The chef told us that every Roman has their way of making these dishes, and they are all "the right way." And, there is no need to use salt or olive oil in any of them. All use pecorino Romano cheese, which is plenty salty (and adds enough fat), and two use guanciale, or pork jowls, which are also fatty and salty. You may use some salt in the pasta water, but not too much.
Our chef said the success of any recipe is 80% due to the quality of the ingredients, 10% to the recipe and 10% to the chef. So try to find guanciale if you can (not pancetta), excellent pasta like Verrigni (preferably trafilati al bronzo), and real pecorino romano (not parmesan or other cheese.)

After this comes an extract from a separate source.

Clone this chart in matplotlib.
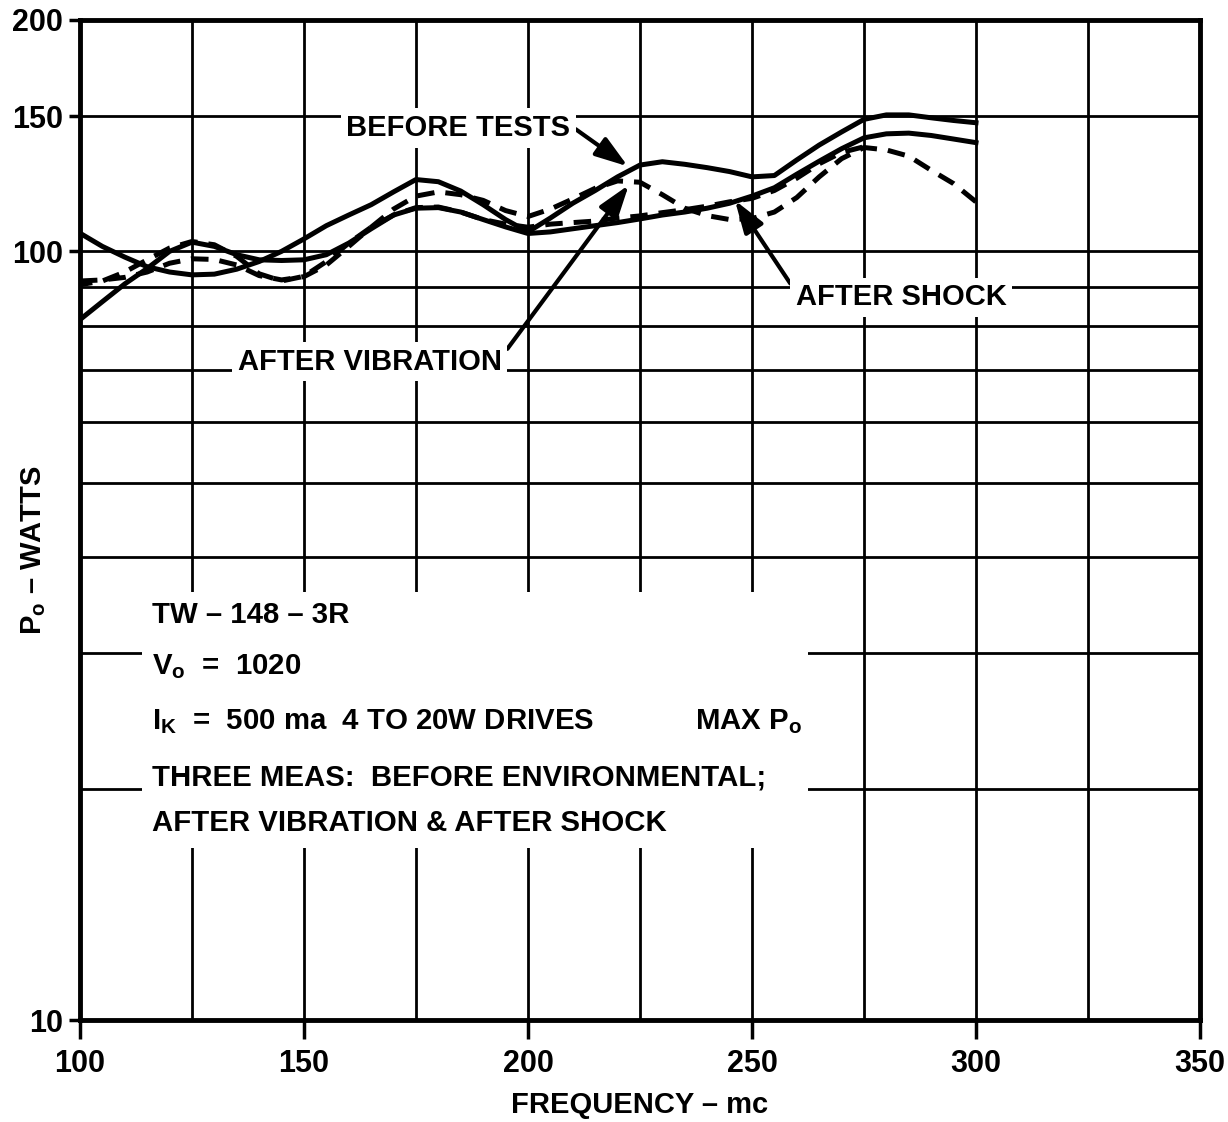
import matplotlib
matplotlib.use('Agg')
import matplotlib.pyplot as plt
from matplotlib.patches import Rectangle
from matplotlib.ticker import NullFormatter

wide = ['Liberation Sans', 'DejaVu Sans']
plt.rcParams['mathtext.fontset'] = 'custom'
plt.rcParams['mathtext.rm'] = 'Liberation Sans:bold'
plt.rcParams['mathtext.it'] = 'Liberation Sans:bold'
plt.rcParams['mathtext.bf'] = 'Liberation Sans:bold'

# frequency (mc) and output power (watts)
freq = [100, 105, 110, 115, 120, 125, 130, 135, 140, 145, 150, 155, 160, 165, 170,
        175, 180, 185, 190, 195, 200, 205, 210, 215, 220, 225, 230, 235, 240, 245,
        250, 255, 260, 265, 270, 275, 280, 285, 290, 295, 300]
before_tests = [105.6, 101.5, 98.3, 95.5, 94.0, 93.2, 93.4, 94.8, 97.0, 100.0, 103.8,
                108.0, 111.5, 115.0, 119.5, 124.0, 123.2, 119.8, 115.0, 110.0, 106.0,
                110.5, 115.5, 120.0, 125.0, 129.5, 130.8, 129.8, 128.5, 127.0, 125.0,
                125.5, 131.5, 137.5, 143.0, 148.5, 150.5, 150.5, 149.2, 148.0, 147.0]
after_shock = [81.5, 86.0, 90.7, 95.0, 100.0, 102.8, 101.5, 99.0, 97.5, 97.3, 97.5,
               99.0, 102.5, 107.0, 111.5, 113.8, 114.0, 112.5, 110.0, 107.6, 105.5,
               106.0, 107.0, 108.0, 109.0, 110.2, 111.5, 112.5, 113.8, 115.5, 118.0,
               121.0, 126.0, 131.0, 136.0, 140.5, 142.2, 142.5, 141.5, 140.0, 138.5]
after_vibration = [91.5, 91.8, 92.5, 94.0, 96.5, 97.8, 97.6, 96.0, 93.0, 91.8, 92.7,
                   96.0, 101.5, 107.5, 113.5, 118.0, 119.5, 118.5, 116.5, 113.0, 111.0,
                   113.5, 117.0, 120.8, 123.5, 123.0, 118.5, 113.8, 111.3, 110.0, 110.3,
                   112.5, 117.5, 125.0, 132.0, 136.5, 135.5, 133.0, 127.5, 122.5, 116.0]
freq_2 = freq[:36]
second_dashed = [90.5, 91.5, 94.0, 97.5, 101.0, 103.0, 102.0, 98.5, 93.5, 91.5, 92.8,
                 97.0, 102.5, 107.5, 111.5, 114.0, 114.2, 112.5, 110.0, 108.5, 107.5,
                 108.5, 109.0, 109.5, 110.5, 111.2, 112.3, 113.3, 114.5, 116.0, 117.2,
                 120.0, 124.5, 130.0, 134.5, 136.8]

xticks = [100, 150, 200, 250, 300, 350]
xminor = [125, 175, 225, 275, 325]
yticks = [10, 100, 150, 200]
yminor = [20, 30, 40, 50, 60, 70, 80, 90]

fig = plt.figure(figsize=(12.28, 11.22), dpi=100)
ax = fig.add_axes([0.0651, 0.0909, 0.9121, 0.8913])
ax.set_yscale('log')
ax.set_xlim(100, 350)
ax.set_ylim(10, 200)
ax.set_axisbelow(True)

ax.set_xticks(xticks)
ax.set_xticks(xminor, minor=True)
ax.set_yticks(yticks)
ax.set_yticklabels([str(v) for v in yticks])
ax.set_yticks(yminor, minor=True)
ax.yaxis.set_minor_formatter(NullFormatter())
ax.grid(which='both', color='black', lw=2)
ax.tick_params(axis='x', which='major', length=14, width=2.5, pad=7, labelsize=22)
ax.tick_params(axis='y', which='major', length=8, width=2.5, pad=4, labelsize=22)
ax.tick_params(which='minor', length=0)
for lab in ax.get_xticklabels() + ax.get_yticklabels():
    lab.set_fontfamily(wide)
    lab.set_fontweight('bold')
for sp in ax.spines.values():
    sp.set_linewidth(3.5)

lw = 3.6
ax.plot(freq, before_tests, color='black', lw=lw, solid_joinstyle='round', zorder=3)
ax.plot(freq, after_shock, color='black', lw=lw, solid_joinstyle='round', zorder=3)
ax.plot(freq, after_vibration, color='black', lw=lw, ls=(0, (3.5, 2.2)), zorder=3)
ax.plot(freq_2, second_dashed, color='black', lw=lw, ls=(1, (3.5, 2.2)), zorder=3)

# white block behind the notes
ax.add_patch(Rectangle((0.0554, 0.172), 0.595, 0.256, transform=ax.transAxes,
                       facecolor='white', edgecolor='none', zorder=1))
note = dict(transform=ax.transAxes, fontfamily=wide, fontweight='bold',
            fontsize=21.2, va='center', ha='left', zorder=5)
ax.text(0.0643, 0.405, 'TW – 148 – 3R', **note)
ax.text(0.0643, 0.353, r'V$_\mathrm{o}$  =  1020', **note)
ax.text(0.0643, 0.298, r'I$_\mathrm{K}$  =  500 ma  4 TO 20W DRIVES', **note)
ax.text(0.549, 0.298, r'MAX P$_\mathrm{o}$', **note)
ax.text(0.0643, 0.243, 'THREE MEAS:  BEFORE ENVIRONMENTAL;', **note)
ax.text(0.0643, 0.197, 'AFTER VIBRATION & AFTER SHOCK', **note)

box = dict(facecolor='white', edgecolor='none', pad=4)
arrow = dict(arrowstyle='-|>,head_length=0.9,head_width=0.3', lw=3, color='black',
             mutation_scale=22, shrinkA=0, shrinkB=0)
ax.annotate('BEFORE TESTS', xy=(222.3, 129.0), xytext=(184.4, 144.7),
            ha='center', va='center', fontsize=21, fontweight='bold', fontfamily=wide,
            bbox=box, zorder=5, arrowprops=dict(arrow, relpos=(1.0, 0.6)))
ax.annotate('AFTER VIBRATION', xy=(222.5, 122.0), xytext=(164.7, 71.8),
            ha='center', va='center', fontsize=21, fontweight='bold', fontfamily=wide,
            bbox=box, zorder=5, arrowprops=dict(arrow, relpos=(1.0, 0.7)))
ax.annotate('AFTER SHOCK', xy=(246.2, 116.5), xytext=(259.8, 87.1),
            ha='left', va='center', fontsize=21, fontweight='bold', fontfamily=wide,
            bbox=box, zorder=5, arrowprops=dict(arrow, relpos=(0.0, 0.7)))

fig.text(0.521, 0.0152, 'FREQUENCY – mc', ha='center', va='center', fontsize=21,
         fontweight='bold', fontfamily=wide)
fig.text(0.027, 0.51, r'P$_\mathrm{o}$ – WATTS', ha='center', va='center', fontsize=21,
         fontweight='bold', fontfamily=wide, rotation=90)

fig.savefig('out.png', dpi=100)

This recipe serves 6. (Italian portion sizes are smaller than American portion sizes, so you may consider this recipe could serve 4 if you want larger portions.) The original recipe uses metric measurements so I am providing rounded up/down measurements also in ounces if you prefer that.
Start heating the water for the pasta in a large pot. Do not add salt.
Slice the guanciale into bite-sized strips, and cook them on a low heat in an aluminium pan until they are slightly browned. Turn off the heat, and take out about half of the guanciale from the pan, leaving the rest in the pan, with the fat, covered and warm.
Once the pasta water is boiling, add the pasta, and a bit of salt (not too much.) While the pasta is cooking, beat the egg yolks in a large bowl with a fork.
Keep beating the yolks and slowly add two spoonfuls of the pasta water. Continue beating the yolks and add one spoonful of the guanciale fat, and a bit of the ground pepper.
When the pasta is not quite cooked al dente, take out about a cup of the pasta water and set aside.
Drain the pasta. Add it to the pan with the guanciale and remaining fat. Mix well, adding a bit of the pasta water as needed, to create a good emulsion.
Once well blended, add this pasta mixed with guanciale to the large bowl with the beaten egg yolks. Stir continuously and let the hot pasta blend well with the yolk mixture, so that it cooks it ever so slightly. Keep stirring and slowly add the pecorino, blending well.
Plate the pasta, and garnish with the guanciale and black pepper that had been set aside.